QueryRecord provides users a tremendous amount of power by leveraging an extremely well-known syntax (SQL) to route, filter, transform, and query data as it traverses the system. In order to provide the Processor with the maximum amount of flexibility, it is configured with a Controller Service that is responsible for reading and parsing the incoming FlowFiles and a Controller Service that is responsible for writing the results out. By using this paradigm, users are not forced to convert their data from one format to another just to query it, and then transform the data back into the form that they want. Rather, the appropriate Controller Service can easily be configured and put to use for the appropriate data format.

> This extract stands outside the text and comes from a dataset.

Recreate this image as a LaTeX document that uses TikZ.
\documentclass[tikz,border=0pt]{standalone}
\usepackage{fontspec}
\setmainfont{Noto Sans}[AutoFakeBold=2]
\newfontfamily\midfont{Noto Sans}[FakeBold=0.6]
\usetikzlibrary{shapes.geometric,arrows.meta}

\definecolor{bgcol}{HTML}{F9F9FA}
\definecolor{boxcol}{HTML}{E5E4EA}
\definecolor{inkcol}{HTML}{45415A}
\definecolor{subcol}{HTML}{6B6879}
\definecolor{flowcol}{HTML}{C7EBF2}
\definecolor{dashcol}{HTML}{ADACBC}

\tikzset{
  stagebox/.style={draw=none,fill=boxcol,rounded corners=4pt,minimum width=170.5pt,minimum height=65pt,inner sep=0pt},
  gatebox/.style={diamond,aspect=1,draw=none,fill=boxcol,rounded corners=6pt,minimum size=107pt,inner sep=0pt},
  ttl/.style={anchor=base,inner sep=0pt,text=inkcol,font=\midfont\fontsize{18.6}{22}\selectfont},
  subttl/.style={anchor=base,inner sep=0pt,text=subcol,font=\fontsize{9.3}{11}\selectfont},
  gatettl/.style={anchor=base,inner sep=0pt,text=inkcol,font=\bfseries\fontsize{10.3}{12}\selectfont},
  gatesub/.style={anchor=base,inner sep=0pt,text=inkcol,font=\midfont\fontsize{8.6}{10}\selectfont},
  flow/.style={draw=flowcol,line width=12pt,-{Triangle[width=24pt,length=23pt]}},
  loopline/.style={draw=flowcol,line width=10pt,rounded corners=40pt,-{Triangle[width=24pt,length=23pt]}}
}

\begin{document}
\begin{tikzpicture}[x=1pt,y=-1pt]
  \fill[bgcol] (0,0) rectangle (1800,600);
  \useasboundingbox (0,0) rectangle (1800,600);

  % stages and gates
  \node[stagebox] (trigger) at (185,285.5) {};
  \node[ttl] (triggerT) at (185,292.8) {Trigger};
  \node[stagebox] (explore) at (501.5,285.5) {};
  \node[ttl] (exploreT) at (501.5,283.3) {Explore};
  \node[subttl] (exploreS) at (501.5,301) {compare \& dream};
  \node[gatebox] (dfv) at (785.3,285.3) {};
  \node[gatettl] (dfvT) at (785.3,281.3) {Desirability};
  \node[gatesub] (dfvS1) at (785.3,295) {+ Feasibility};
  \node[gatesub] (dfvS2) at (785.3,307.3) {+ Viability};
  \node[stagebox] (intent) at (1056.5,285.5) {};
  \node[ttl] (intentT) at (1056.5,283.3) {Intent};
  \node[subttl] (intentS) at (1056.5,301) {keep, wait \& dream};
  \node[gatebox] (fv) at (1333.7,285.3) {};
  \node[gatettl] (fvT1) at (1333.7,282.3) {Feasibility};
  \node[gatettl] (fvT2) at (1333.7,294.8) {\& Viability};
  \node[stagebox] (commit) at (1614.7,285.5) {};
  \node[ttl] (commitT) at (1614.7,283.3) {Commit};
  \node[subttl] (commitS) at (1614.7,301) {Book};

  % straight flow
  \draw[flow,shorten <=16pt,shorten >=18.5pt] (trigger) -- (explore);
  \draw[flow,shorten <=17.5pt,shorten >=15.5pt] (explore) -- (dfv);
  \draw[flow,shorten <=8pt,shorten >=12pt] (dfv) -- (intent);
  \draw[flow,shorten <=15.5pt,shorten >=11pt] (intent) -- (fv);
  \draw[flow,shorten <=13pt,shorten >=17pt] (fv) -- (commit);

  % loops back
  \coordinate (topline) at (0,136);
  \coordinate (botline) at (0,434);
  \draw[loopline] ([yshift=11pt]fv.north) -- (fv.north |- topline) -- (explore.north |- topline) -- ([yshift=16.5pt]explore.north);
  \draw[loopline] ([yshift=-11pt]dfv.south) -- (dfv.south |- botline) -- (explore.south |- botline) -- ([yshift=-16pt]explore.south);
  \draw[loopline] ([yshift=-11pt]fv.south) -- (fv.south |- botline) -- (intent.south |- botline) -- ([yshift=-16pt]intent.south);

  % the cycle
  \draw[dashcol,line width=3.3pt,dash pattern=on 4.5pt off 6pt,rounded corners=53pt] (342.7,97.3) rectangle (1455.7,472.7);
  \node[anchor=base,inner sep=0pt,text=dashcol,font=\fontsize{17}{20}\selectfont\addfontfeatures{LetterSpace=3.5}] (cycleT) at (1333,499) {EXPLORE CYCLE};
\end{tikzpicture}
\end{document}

Rather than providing a single “SQL SELECT Statement” type of Property, this Processor makes use of user-defined properties. Each user-defined property that is added to the Processor has a name that becomes a new Relationship for the Processor and a corresponding SQL query that will be evaluated against each FlowFile. This allows multiple SQL queries to be run against each FlowFile.

The SQL syntax that is supported by this Processor is ANSI SQL and is powered by Apache Calcite. Please note that identifiers are quoted using double-quotes, and column names/labels are case-insensitive.